An active investor is one that has an explicit or implicit objective of “beating the market.” In simple terms, the word active means that an investor will try to pick investment securities that can outperform a broad market index. These individuals have a high-risk tolerance and less of a need for security. Active investors are more likely to invest on the basis of their experience and expertise and believe that they know more than their advisor does.
They are less likely to delegate the maintenance of those parts of their investment portfolio in which they believe they have experienced or have had personal success. However, these individuals are more likely to be contrarian in their stock-picking habits and have less need to be completely diversified.
The passive investing strategy can be described by the idea that “if you can’t beat ‘em, join ’em.” Active investing is in contrast to passive investing, which will often employ the use of index funds and ETFs, to match index performance, rather than beat it.
Passive Investors are individuals who have become wealthy passively – by inheriting, by a professional career or by risking the money of others rather than their own money.
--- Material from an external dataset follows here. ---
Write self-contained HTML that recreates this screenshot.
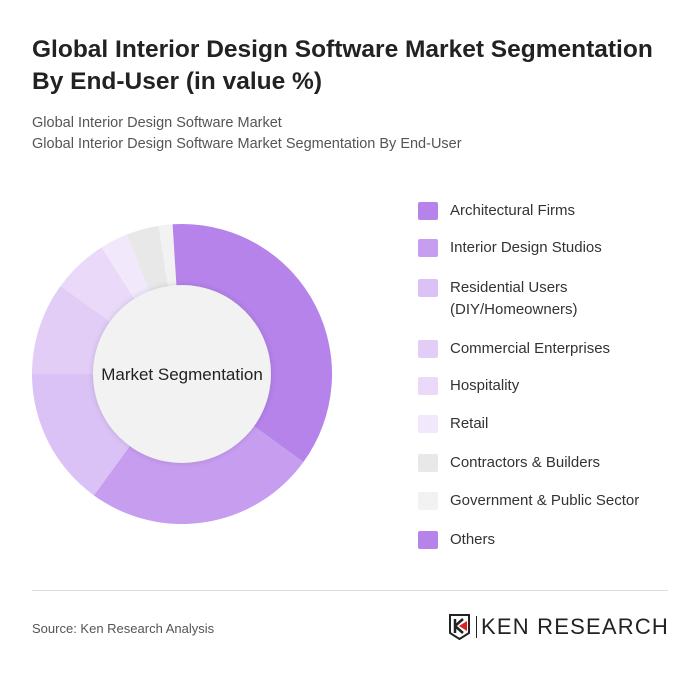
<!DOCTYPE html>
<html><head><meta charset="utf-8"><style>
body{margin:0;width:700px;height:675px;background:#fff;font-family:"Liberation Sans",sans-serif;position:relative;overflow:hidden}
.t{position:absolute;left:32px;font-weight:bold;font-size:24.5px;color:#222;line-height:32px;top:34px;letter-spacing:0px}
.s{position:absolute;left:32px;top:113px;font-size:14.5px;color:#555;line-height:21px}
.lg{position:absolute;left:418px;font-size:15px;color:#333}
.sw{position:absolute;width:20px;height:18px;left:0;border-radius:2px}
.lt{position:absolute;left:32px;line-height:22px;white-space:nowrap}
</style></head><body>
<div class="t">Global Interior Design Software Market Segmentation<br>By End-User (in value %)</div>
<div class="s">Global Interior Design Software Market<br>Global Interior Design Software Market Segmentation By End-User</div>
<svg id="ch" width="700" height="675" style="position:absolute;left:0;top:0">
<defs><filter id="sh" x="-20%" y="-20%" width="140%" height="140%"><feDropShadow dx="0" dy="0" stdDeviation="3" flood-opacity="0.15"/></filter></defs>
<g id="sl"></g>
<circle cx="182" cy="374" r="89" fill="#f2f2f2" filter="url(#sh)"/>
<text x="182" y="380" text-anchor="middle" font-size="17" fill="#222" font-family="Liberation Sans, sans-serif">Market Segmentation</text>
</svg>
<div class="lg" id="lg"></div>
<div style="position:absolute;left:32px;top:590px;width:636px;height:1px;background:#ddd"></div>
<div style="position:absolute;left:32px;top:621px;font-size:13px;color:#555">Source: Ken Research Analysis</div>
<div style="position:absolute;left:448px;top:614px;height:26px">
<svg width="24" height="26" style="position:absolute;left:0;top:0"><path d="M2 1H21V19L11.5 25L2 19Z" fill="none" stroke="#222" stroke-width="2"/><path d="M7 5V19M7 12L15 5M7 12L15 19" stroke="#222" stroke-width="2.5" fill="none"/><path d="M11 12L19 7V17Z" fill="#d22"/></svg>
<div style="position:absolute;left:28px;top:2px;width:1px;height:22px;background:#222"></div>
<div style="position:absolute;left:33px;top:0px;font-size:22px;color:#222;white-space:nowrap;letter-spacing:1.2px">KEN RESEARCH</div>
</div>
<script>
const categories=["Architectural Firms","Interior Design Studios","Residential Users (DIY/Homeowners)","Commercial Enterprises","Hospitality","Retail","Contractors & Builders","Government & Public Sector","Others"];
const values=[35,25,15,10,6,3,3.5,1.5,1];
const colors=["#b583ea","#c79df0","#dbc2f6","#e2cdf7","#ead9f9","#f1e8fb","#e8e8e8","#f2f2f2","#b583ea"];
const legendLabels=[["Architectural Firms"],["Interior Design Studios"],["Residential Users","(DIY/Homeowners)"],["Commercial Enterprises"],["Hospitality"],["Retail"],["Contractors & Builders"],["Government & Public Sector"],["Others"]];
const cx=182,cy=374,R=150,r0=89;
const tot=values.reduce((a,b)=>a+b,0);
const g=document.getElementById('sl');
function pt(a,rad){return [cx+rad*Math.sin(a),cy-rad*Math.cos(a)];}
let a=0;
values.forEach((v,i)=>{
  const a1=a+v/tot*2*Math.PI;
  const p0=pt(a,R),p1=pt(a1,R),large=(a1-a)>Math.PI?1:0;
  const p=document.createElementNS('http://www.w3.org/2000/svg','path');
  p.setAttribute('d',`M${cx} ${cy}L${p0[0]} ${p0[1]}A${R} ${R} 0 ${large} 1 ${p1[0]} ${p1[1]}Z`);
  p.setAttribute('fill',colors[i]);
  
  
  g.appendChild(p);a=a1;
});
const lg=document.getElementById('lg');
const ys=[201,238,278,339,376,414,453,491,530];
legendLabels.forEach((l,i)=>{
  const e=document.createElement('div');
  e.style.cssText=`position:absolute;left:0;top:${ys[i]}px;width:260px`;
  
  
  e.innerHTML=`<div class="sw" style="top:1px;background:${colors[i]}"></div><div class="lt" style="top:-1px">${l.join('<br>')}</div>`;
  lg.appendChild(e);
});
</script>
</body></html>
To these investors, security is more important than risk. These investors are risk-averse, they tend to like diversified portfolios of investments in quality companies or investment products.
Emotional investors make decisions by impulse or hype and they have great difficulty disengaging from poor investments or cutting losses. Their investments are fueled by irrational exuberance and irrational pessimism. Emotional investors systematically overestimate their ability to predict the next move in the price of different stocks, take shortcuts, rely on stories rather than detailed data analysis; and end up taking excessive risks.
These investors are easily attracted to fashionable investments or ‘hot’ tips, and act with their heart and not their head. These investing strategies take in a large number of investors, however it is not required that you fall purely in one camp or another. As a practical matter, you will likely modify your investing philosophy as your life circumstances change.